Women of Legal Tech 2020

Women of Legal Tech: Jayne Reardon

The Legal Technology Resource Center’s Women of Legal Tech initiative is intended to encourage diversity and celebrate women in legal technology. This initiative launched in 2015 with a list of innovators and leaders in legal technology and with this year’s additions, that list now includes 120 talented and influential women leaders. Every Wednesday, we will be featuring a woman from our class of 2020. This week we have Jayne Reardon!

Jayne ReardonJayne Reardon is Executive Director at the Illinois Supreme Court’s Commission on Professionalism. Find her on Twitter @JayneRReardon.

 

 

 

How did you become involved in legal tech?

As a young associate, I remember having over 150 personal injury, medical malpractice, and product liability files in my credenza. I was surprised (actually appalled) at the absence of an organizational system for defending similar types of cases.

Most cases I handled followed a similar litigation path, and the leading authorities to be cited in pleadings remained relatively constant. I started organizing substantive research and form files into black three-ringed notebooks and shared them liberally among the associate ranks. In retrospect, the partners may not have been so pleased with my efficiency methods. But I thought then and think now: clients shouldn’t have to pay lawyers to reinvent the wheel if there is nothing novel about their case.

What projects have you been focused on recently?

Over the past few years, I’ve been researching, writing and presenting on the need for changes in the regulation of legal services. Increasingly, legal companies are delivering forms and products in the legal space. Consumers seem to be availing themselves of these DIY legal services and eschewing traditional lawyers. Lawyers are hamstrung from competing on a level playing field with legal companies by certain of the Rules of Professional Conduct. Changing some of the economic regulations that apply to lawyers may allow them to innovate and also may help connect consumers with appropriate and competent legal services. Some jurisdictions are addressing these challenges in the legal landscape by proposing that legal companies be subject to regulation and that certain Rules of Professional Conduct applicable to lawyers be revised. It’s exciting to see the innovative thinking coming from task forces in various jurisdictions.

Is there a legal tech resource of any kind that really helped you when you were starting out in the field?

The Commission on Professionalism is devoted to promoting more equitable, effective, and efficient legal and judicial systems for the people of Illinois.

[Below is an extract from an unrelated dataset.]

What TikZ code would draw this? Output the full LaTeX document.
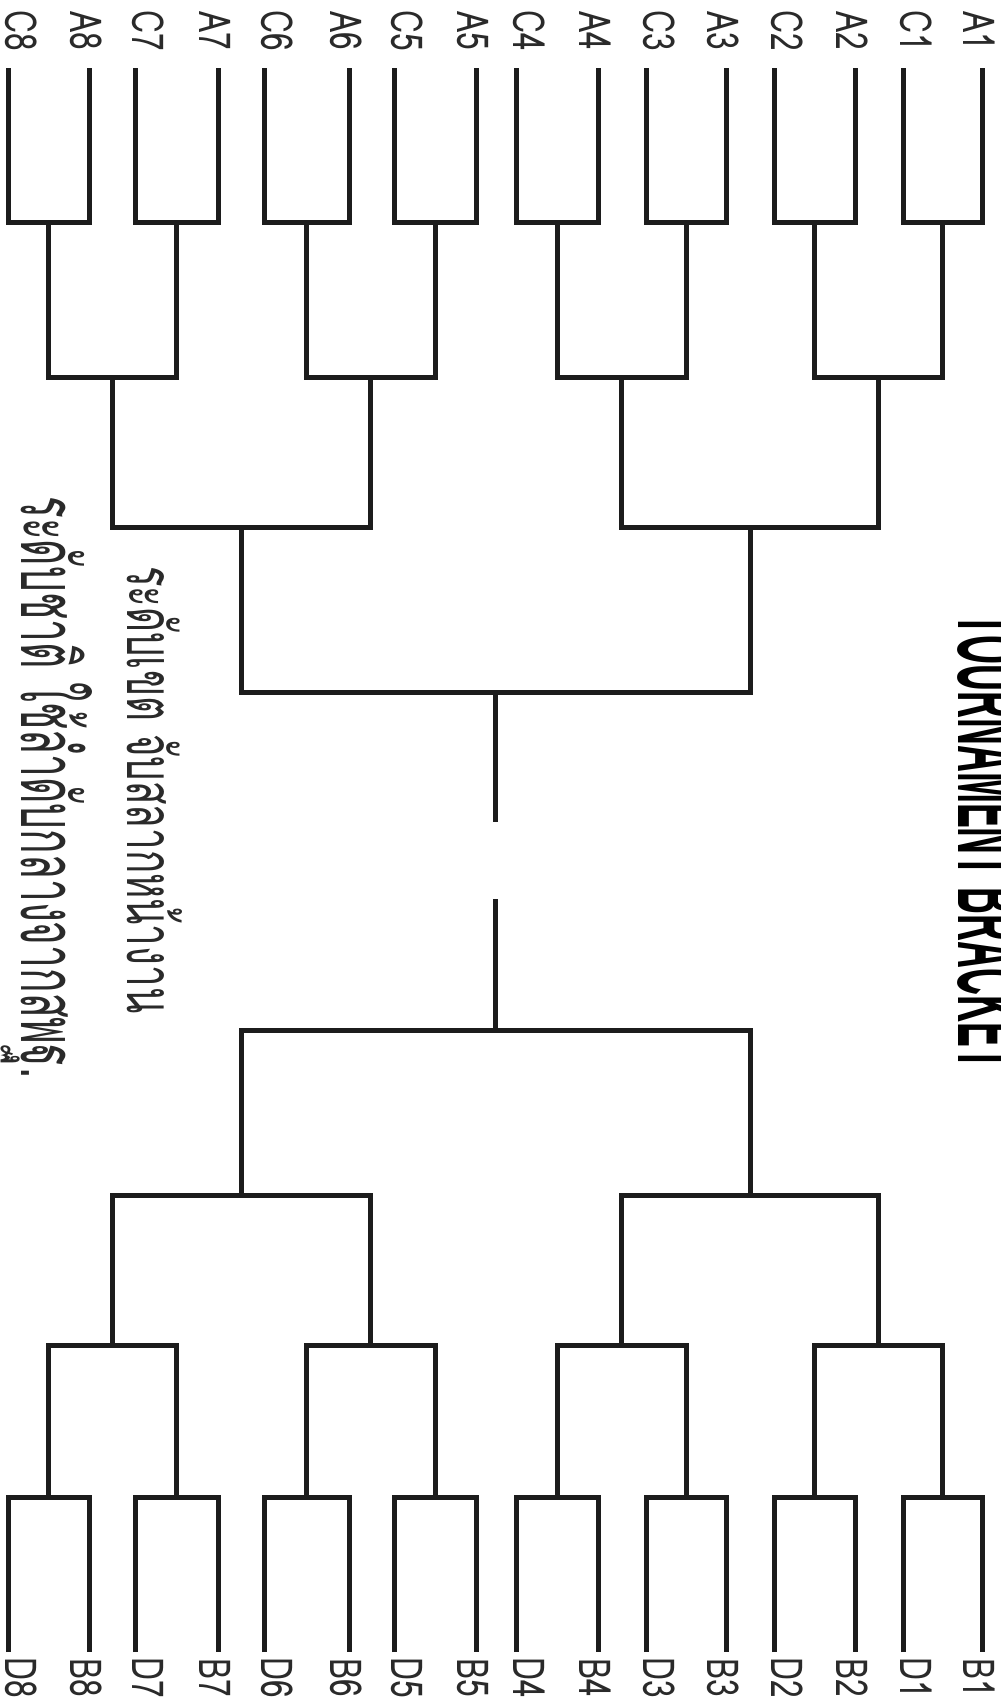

To that end, technology is a means. Various technology-enabled tools and processes and management systems exist that might help lawyers and judges provide better and more efficient legal services. During our annual The Future Is Now: Legal Services conference (due to social distancing guidelines related to COVID-19, The Future Is Now 2020 has been canceled. The Commission on Professionalism will hold The Future Is Now 2021 next spring in Chicago), in our blogs, and through our presentations, the Commission elevates leaders who’re innovating in the legal tech space and educates audiences on tech pathways that could improve their practices.

What technology do you think lawyers could look at in a different way that would benefit society?

I believe that lawyers should look at the services they provide in a different way. We have an ethical duty to consider new techniques that would benefit our clients and society at large. Lawyers should consider their value-add beyond what can be accomplished by technology. We need lawyers to apply their critical judgment, collective experience, and spirit of service in order to reimagine the profession as one that better serves society.

What advice would you give to other women who want to get involved in legal tech?

Go for it! The capital flowing into legal tech, as compared with the flat demand for traditional legal services, means that opportunity abounds. These opportunities are specifically valuable for entrepreneurial women and others who’ve been traditionally shut out of the Old-World order.

Give a shout-out to another woman in legal tech who you admire or have learned something from!

There are many women in legal tech who I both admire and have learned from. Kristen Sonday, COO of Paladin, and Erin Gerstenzang, founder of EHG Law Firm, are two of my heroes who’re exercising leadership and advancing legal tech to benefit the legal profession, our clients and society alike.